Exercise directions ▸ Begin at the first line of the data and copy each line through the one containing "40, interval: 10", that line included, with no pictures.

Dataset content ▸
______________________________

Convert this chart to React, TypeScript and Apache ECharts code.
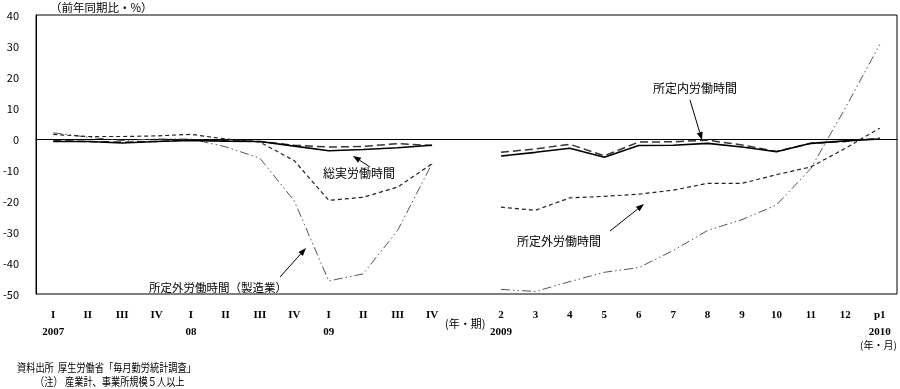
import { useEffect, useRef } from 'react';
import * as echarts from 'echarts';

const quarterTicks = ['I', 'II', 'III', 'IV', 'I', 'II', 'III', 'IV', 'I', 'II', 'III', 'IV'];
const quarterYears = ['2007', '', '', '', '08', '', '', '', '09', '', '', ''];
const monthTicks = ['2', '3', '4', '5', '6', '7', '8', '9', '10', '11', '12', 'p1'];
const monthYears = ['2009', '', '', '', '', '', '', '', '', '', '', '2010'];
const yTicks = { min: -50, max: 40, interval: 10 };

// 総実労働時間
const totalHoursQ = [-0.8, -0.8, -1.3, -0.8, -0.5, -0.7, -0.8, -2.3, -3.8, -3.4, -2.8, -2.0];
const totalHoursM = [-5.5, -4.3, -3.0, -5.9, -2.1, -2.0, -1.4, -2.6, -4.1, -1.4, -0.6, 0.0];
// 所定内労働時間
const scheduledQ = [-0.5, -0.8, -1.0, -0.8, -0.3, -0.5, -0.8, -2.0, -2.6, -2.4, -1.5, -2.1];
const scheduledM = [-4.3, -3.2, -1.7, -5.4, -1.0, -0.9, -0.4, -1.9, -4.0, -1.4, -0.8, 0.3];
// 所定外労働時間
const overtimeQ = [1.5, 0.8, 0.8, 1.0, 1.5, 0.0, -1.0, -7.0, -19.8, -18.8, -15.5, -8.0];
const overtimeM = [-22, -23, -19, -18.5, -17.8, -16.5, -14.3, -14.3, -11.5, -9, -3, 3.5];
// 所定外労働時間（製造業）
const mfgOvertimeQ = [2.0, 0.6, -0.5, 0.0, 0.0, -2.5, -6.2, -20.0, -45.8, -43.5, -29.5, -7.9];
const mfgOvertimeM = [-48.5, -49.2, -46, -43, -41.5, -36, -29.5, -26, -21.3, -9.5, 10, 30.5];

const JP = '"Noto Sans CJK JP", sans-serif';

function arrow(x1: number, y1: number, x2: number, y2: number) {
  const dx = x2 - x1;
  const dy = y2 - y1;
  const len = Math.sqrt(dx * dx + dy * dy);
  const ux = dx / len;
  const uy = dy / len;
  const hl = 8;
  const hw = 3;
  const bx = x2 - ux * hl;
  const by = y2 - uy * hl;
  return [
    { type: 'line', shape: { x1, y1, x2: bx, y2: by }, style: { stroke: '#000', lineWidth: 1 } },
    {
      type: 'polygon',
      shape: { points: [[x2, y2], [bx - uy * hw, by + ux * hw], [bx + uy * hw, by - ux * hw]] },
      style: { fill: '#000' },
    },
  ];
}

function txt(text: string, x: number, y: number, fontSize: number, extra: any = {}) {
  return {
    type: 'text',
    x,
    y,
    ...extra,
    style: { text, fill: '#000', fontSize, fontFamily: JP, verticalAlign: 'middle', align: 'left' },
  };
}

export default function App() {
  const ref = useRef<HTMLDivElement>(null);
  useEffect(() => {
    if (!ref.current) return;
    const chart = echarts.init(ref.current, undefined, { renderer: 'svg' });
    const categories = [
      ...quarterTicks.map((t, i) => t + '\n' + quarterYears[i]),
      '',
      ...monthTicks.map((t, i) => t + '\n' + monthYears[i]),
    ];
    const join = (a: number[], b: number[]) => [...a, null, ...b];
    const mk = (name: string, q: number[], m: number[], color: string, width: number, type: any) => ({
      name,
      type: 'line',
      data: join(q, m),
      symbol: 'none',
      connectNulls: false,
      lineStyle: { color, width, type },
    });
    chart.setOption({
      animation: false,
      grid: { left: 35, right: 3, top: 15, bottom: 95, show: true, borderColor: '#000', borderWidth: 1 },
      xAxis: {
        type: 'category',
        data: categories,
        boundaryGap: true,
        axisLine: { show: true, lineStyle: { color: '#000' } },
        axisTick: { show: false },
        axisLabel: {
          interval: 0,
          margin: 11,
          color: '#000',
          fontSize: 11,
          lineHeight: 17,
          fontFamily: '"Liberation Serif", serif',
          fontWeight: 'bold',
        },
      },
      yAxis: {
        type: 'value',
        min: yTicks.min,
        max: yTicks.max,
        interval: yTicks.interval,
        axisLine: { show: true, lineStyle: { color: '#000' } },
        axisTick: { show: false },
        splitLine: { show: false },
        axisLabel: { color: '#000', fontSize: 11, margin: 17, fontFamily: JP },
      },
      series: [
        mk('所定外労働時間（製造業）', mfgOvertimeQ, mfgOvertimeM, '#555', 1, [9, 3, 1.5, 3, 1.5, 3]),
        mk('所定外労働時間', overtimeQ, overtimeM, '#222', 1.2, [4, 3]),
        mk('所定内労働時間', scheduledQ, scheduledM, '#333', 1.5, [8, 4]),
        mk('総実労働時間', totalHoursQ, totalHoursM, '#000', 1.6, 'solid'),
      ],
      graphic: [
        txt('（前年同期比・%）', 50, 7, 11.5),
        txt('所定内労働時間', 653, 87, 12),
        ...arrow(690, 100, 702, 140),
        txt('総実労働時間', 323, 172, 12),
        ...arrow(370, 167, 353, 156),
        txt('所定外労働時間（製造業）', 149, 287, 11.5),
        ...arrow(280, 277, 306, 248),
        txt('所定外労働時間', 517, 240, 12),
        ...arrow(610, 231, 644, 204),
        txt('(年・期)', 445, 323, 11),
        txt('(年・月)', 860, 344, 10),
        txt('資料出所', 17, 367, 11.5, { scaleX: 0.8 }),
        txt('厚生労働省「毎月勤労統計調査」', 58, 367, 11.5, { scaleX: 0.8 }),
        txt('（注）', 35, 381, 11.5, { scaleX: 0.8 }),
        txt('産業計、事業所規模５人以上', 65, 381, 11.5, { scaleX: 0.8 }),
      ],
    });
    return () => chart.dispose();
  }, []);
  return <div ref={ref} style={{ position: 'fixed', left: 0, top: 0, width: 900, height: 389 }} />;
}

______________________________

Exercise response ▸
Convert this chart to React, TypeScript and Apache ECharts code.
import { useEffect, useRef } from 'react';
import * as echarts from 'echarts';

const quarterTicks = ['I', 'II', 'III', 'IV', 'I', 'II', 'III', 'IV', 'I', 'II', 'III', 'IV'];
const quarterYears = ['2007', '', '', '', '08', '', '', '', '09', '', '', ''];
const monthTicks = ['2', '3', '4', '5', '6', '7', '8', '9', '10', '11', '12', 'p1'];
const monthYears = ['2009', '', '', '', '', '', '', '', '', '', '', '2010'];
const yTicks = { min: -50, max: 40, interval: 10 };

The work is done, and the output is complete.